Is it allowed to define a number system where a number has more than 1 representation? I was just curious; 
Is it allowed for a number system to allow more than one representation for a number?
For example, if I define a number system as follows:
The 1st digit (from right) is worth 1.
The 2nd digit is worth 2. 
The 3rd is worth 3. 
The 4th is worth 5.
The 5th is worth 7. 
The 6th is worth 11. 
And so on.... for all primes.
Now $9_{10}=10010_P$ for instance as $9=7+2$
But $8_{10}=1100_P=10001_P$.
Is that allowed?
P. S.
Is there any practical use of the number system mentioned above? Or not, since even operations like addition are almost impossible in it.
 A: Sure, you can define anything you care to. In fact many commonly used systems, like decimal numbers, have elements with multiple representations like $0.999\ldots=1.$ Another example would be fractions, where $1/3=2/6.$
See A066352 in the OEIS for an example of an early use (by S. S. Pillai) of this particular system, and see also the related sequence A007924.
A: It is certainly allowed for a number to have multiple representations in a system of representations. In fact, the decimal system which we use all the time has this property. The well known fact that
$$1=0.999...=0.\overline{9},$$
is an example of this. Whether there is any practical use to the system you mention I don't know, but it seems unlikely. In the decimal number system every number has at most two representations, and it is easy to see whether two of them represent the same number.

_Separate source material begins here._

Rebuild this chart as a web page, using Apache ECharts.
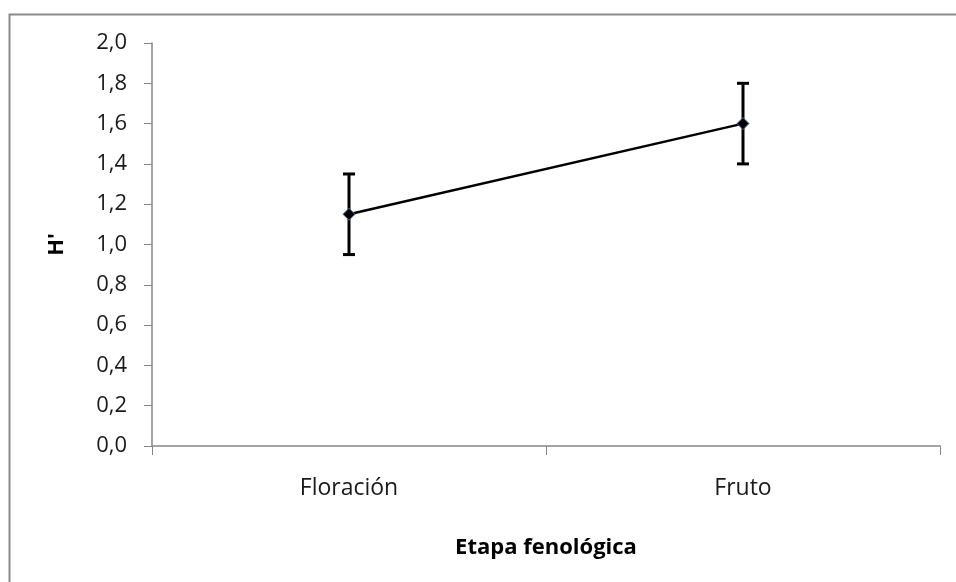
<!DOCTYPE html>
<html>
<head>
<meta charset="utf-8">
<script src="https://cdn.jsdelivr.net/npm/echarts@6/dist/echarts.min.js"></script>
<style>
  html, body { margin: 0; padding: 0; background: #ffffff; }
  #chart { width: 956px; height: 582px; }
</style>
</head>
<body>
<div id="chart"></div>
<script>
// Phenological stages and Shannon diversity (H') with its error range
const categories = ['Floración', 'Fruto'];
const meanH = [1.15, 1.60];
const errH = [0.20, 0.20];
const yTicks = [0, 0.2, 0.4, 0.6, 0.8, 1.0, 1.2, 1.4, 1.6, 1.8, 2.0];

const FONT = '"Open Sans", sans-serif';
const AXIS_GREY = '#868686';

const errorData = categories.map((c, i) => [i, meanH[i] - errH[i], meanH[i] + errH[i]]);

const chart = echarts.init(document.getElementById('chart'), null, { renderer: 'canvas' });

chart.setOption({
  backgroundColor: '#ffffff',
  animation: false,
  graphic: [{
    type: 'rect',
    left: 7, top: 12,
    shape: { x: 0, y: 0, width: 1200, height: 900 },
    style: { fill: 'none', stroke: '#8a8a8a', lineWidth: 2 },
    silent: true,
    z: 0
  }],
  grid: { left: 152, right: 16, top: 43, bottom: 136 },
  xAxis: {
    type: 'category',
    data: categories,
    boundaryGap: true,
    name: 'Etapa fenológica',
    nameLocation: 'middle',
    nameGap: 91,
    nameTextStyle: { fontFamily: FONT, fontSize: 22, fontWeight: 'bold', color: '#000000' },
    axisLine: { lineStyle: { color: AXIS_GREY, width: 1.5 } },
    axisTick: { show: true, length: 9, alignWithLabel: false, lineStyle: { color: AXIS_GREY, width: 1 } },
    axisLabel: { fontFamily: FONT, fontSize: 23, color: '#1a1a1a', margin: 31 },
    splitLine: { show: false }
  },
  yAxis: {
    type: 'value',
    min: yTicks[0], max: yTicks[yTicks.length - 1], interval: 0.2,
    name: "H'",
    nameLocation: 'middle',
    nameGap: 84,
    nameRotate: 90,
    nameTextStyle: { fontFamily: FONT, fontSize: 22, fontWeight: 'bold', color: '#000000' },
    axisLine: { show: true, lineStyle: { color: AXIS_GREY, width: 1.5 } },
    axisTick: { show: true, length: 8, lineStyle: { color: AXIS_GREY, width: 1 } },
    axisLabel: {
      fontFamily: FONT, fontSize: 22, color: '#1a1a1a', margin: 25,
      formatter: v => v.toFixed(1).replace('.', ',')
    },
    splitLine: { show: false }
  },
  series: [
    {
      type: 'custom',
      name: 'error',
      data: errorData,
      encode: { x: 0, y: [1, 2] },
      z: 2,
      renderItem: (params, api) => {
        const x = api.value(0);
        const lo = api.coord([x, api.value(1)]);
        const hi = api.coord([x, api.value(2)]);
        const cap = 6;
        const style = { stroke: '#000000', lineWidth: 3 };
        return {
          type: 'group',
          children: [
            { type: 'line', shape: { x1: lo[0], y1: lo[1], x2: hi[0], y2: hi[1] }, style },
            { type: 'line', shape: { x1: hi[0] - cap, y1: hi[1], x2: hi[0] + cap, y2: hi[1] }, style },
            { type: 'line', shape: { x1: lo[0] - cap, y1: lo[1], x2: lo[0] + cap, y2: lo[1] }, style }
          ]
        };
      }
    },
    {
      type: 'line',
      name: "H'",
      data: meanH,
      z: 3,
      symbol: 'diamond',
      symbolSize: 12,
      lineStyle: { color: '#000000', width: 2.5 },
      itemStyle: { color: '#000000', borderColor: '#4a6f9f', borderWidth: 1 }
    }
  ]
});
</script>
</body>
</html>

In your number system the number of ways to represent a number grows very quickly as the numbers grow, making it a nontrivial exercise to even figure out whether two representations represent the same number!
A: You can certainly do this, and I can imagine situations where it might be useful.  For instance, suppose you take the normal decimal valuation of each place (ones, tens, hundreds, etc.), but allow "digits" from $0$ through $A$.  Then operations like addition and multiplication can be carried out with the usual algorithm, but with some flexibility about when/if to carry.  If you give me $999999 + 1$, the result could be $1000000$ or $99999A$... the latter requires fewer operations, and if I'm just going to subtract something from it in the future, might save a few steps.  As others have pointed out, comparing two numbers is no longer trivial; but it can be done by first coercing both numbers into a comparable form, e.g., performing all optional carries.  The relative efficiency has to depend on how often you're going to be comparing things vs. performing arithmetic operations.  (One thing you can say for sure, though, is that a non-unique representation takes more space, in bits, on average than a unique representation.  From an information-theoretic perspective, this is because you're encoding some useless extra data -- which representation you chose -- along with the actual value.)
A: It is possible.  The usual decimal representation of the the reals numbers has two representations for any number with a finite number of decimal places.  For example. $1=0.\overline 9$.
A: You won't be thrown in jail for defining a bad number system, but you can certainly earn the scorn of professional mathematicians and wannabes, which in the big picture of things is not such a terrible thing.
In my opinion, it's better for a number to have more than one representation than it is for one representation to correspond to more than one number. But it's best for each integer to have unique representation.